Françoise de Cezelly (1558 – 16 October 1615) was a French war heroine during the French Wars of Religion. She distinguished herself when the village of Leucate was besieged by Spanish forces allied with the Catholic League in 1590, after her husband, the governor, was captured and executed by the enemy.

== Life ==
She was born in 1558 in Montpellier. She was the daughter of the director of the Bureau of Accounts of Montpellier and niece of the governor of Leucate.
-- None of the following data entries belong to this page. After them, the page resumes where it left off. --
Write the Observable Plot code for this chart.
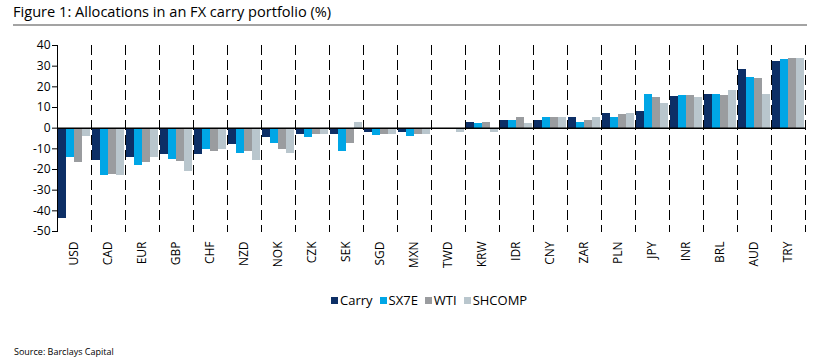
<!DOCTYPE html>
<html><head><meta charset="utf-8">
<script src="https://cdn.jsdelivr.net/npm/d3@7"></script>
<script src="https://cdn.jsdelivr.net/npm/@observablehq/plot@0.6"></script>
<style>
body{margin:0;background:#fff;font-family:"Open Sans",sans-serif;color:#000;}
#wrap{position:relative;width:815px;height:364px;overflow:hidden;background:#fff;}
#title{position:absolute;left:13px;top:1px;font-size:14.6px;white-space:nowrap;}
#rule{position:absolute;left:13px;top:24px;width:794px;height:2px;background:#a3a3a3;}
#chart{position:absolute;left:0;top:0;}
#legend{position:absolute;left:331px;top:291px;display:flex;align-items:center;font-size:13px;white-space:nowrap;}
#legend .item{display:flex;align-items:center;margin-right:7px;}
#legend .sw{display:inline-block;width:7px;height:7px;margin-right:2px;}
#source{position:absolute;left:14px;top:345px;font-size:9px;white-space:nowrap;}
</style></head><body>
<div id="wrap">
<div id="title">Figure 1: Allocations in an FX carry portfolio (%)</div>
<div id="rule"></div>
<div id="chart"></div>
<div id="legend"></div>
<div id="source">Source: Barclays Capital</div>
</div>
<script>
const categories = ["USD","CAD","EUR","GBP","CHF","NZD","NOK","CZK","SEK","SGD","MXN","TWD","KRW","IDR","CNY","ZAR","PLN","JPY","INR","BRL","AUD","TRY"];
const series = ["Carry","SX7E","WTI","SHCOMP"];
const colors = ["#0d2f66","#00a6e6","#9a9c9f","#b9c6cd"];
const carry  = [-43.6,-15.8,-14,-12.9,-12.9,-7.7,-4.5,-3.3,-2.9,-1.9,-1.9,-0.5,2.9,3.8,3.8,5,6.9,8.3,15.5,16.5,28.6,32.5];
const sx7e   = [-14.4,-23.1,-18.1,-15,-10.1,-12.4,-7.5,-4.5,-11.4,-3.6,-4,-0.5,2.4,3.8,5,2.9,5.4,16.5,16,16.5,24.3,33.4];
const wti    = [-16.8,-22.5,-16.8,-16,-11.4,-11.4,-10.2,-3.3,-7.3,-2.9,-2.9,-0.3,2.9,5,5,3.5,6.4,14.6,16,16,23.8,33.8];
const shcomp = [-4,-23.1,-14,-21.2,-10.1,-15.8,-12.4,-3.3,2.9,-2.9,-2.9,-2,-2,2.4,5,5,6.9,11.7,14.6,18.1,16.5,33.8];
const yTicks = [40,30,20,10,0,-10,-20,-30,-40,-50];

const valuesBySeries = [carry, sx7e, wti, shcomp];
const data = [];
categories.forEach((c, i) => {
  valuesBySeries.forEach((arr, j) => data.push({cat: c, series: series[j], value: arr[i]}));
});

const plot = Plot.plot({
  width: 815, height: 295,
  marginTop: 45, marginBottom: 64, marginLeft: 57, marginRight: 10,
  style: {fontFamily: '"Open Sans",sans-serif', fontSize: "12px", color: "#000", background: "transparent"},
  fx: {domain: categories, padding: 0, label: null, tickRotate: -90, tickSize: 0, tickPadding: 10},
  x: {domain: series, padding: 0, axis: null},
  y: {domain: [-50, 40], ticks: yTicks, tickFormat: d => String(d), tickSize: 5, tickPadding: 2, line: true, label: null},
  color: {domain: series, range: colors},
  marks: [
    Plot.frame({anchor: "right", stroke: "#000", strokeDasharray: "9,6"}),
    Plot.barY(data, {fx: "cat", x: "series", y: "value", fill: "series", shapeRendering: "crispEdges"}),
    Plot.ruleY([0], {stroke: "#000", strokeWidth: 1.5})
  ]
});
document.getElementById("chart").appendChild(plot);

const legend = d3.select("#legend");
series.forEach((s, i) => {
  const it = legend.append("div").attr("class", "item");
  it.append("span").attr("class", "sw").style("background", colors[i]);
  it.append("span").text(s);
});
</script>
</body></html>
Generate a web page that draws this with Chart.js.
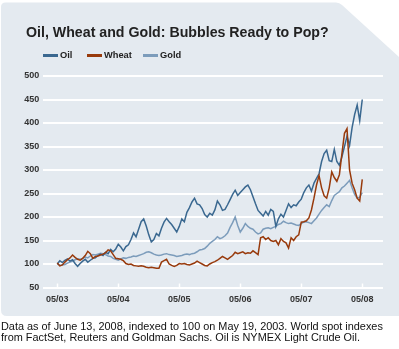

On 6 April 1577 she married Jean de Boursiez, seigneur de Pantnaut de Barri, with whom she had five children: Hercule, Anne-Françoise, Antoine, Paul and Frances.

After the battle of 1590, King Henry IV made Françoise the governor of Leucate until her son Hercule came of age. She died in Montpellier in 1614, aged 56, and was buried next to her husband in the chapel of St. Anne Church of St. Paul of Narbonne.

In 1899 a bronze statue of her by the sculptor Paul Ducuing was erected in the Place de la République in Leucate, holding up the keys to the village. In May 1942 the Vichy government ordered the statue to be taken down, and the bronze sent to Germany. When the statue was lifted onto a truck, the hand holding the keys broke off. It is still kept in the Town Hall. A new statue was set up on 17 August 1975.

Her son Hercule successfully defended the Fortress of Leucate during the Siege of Leucate in 1637.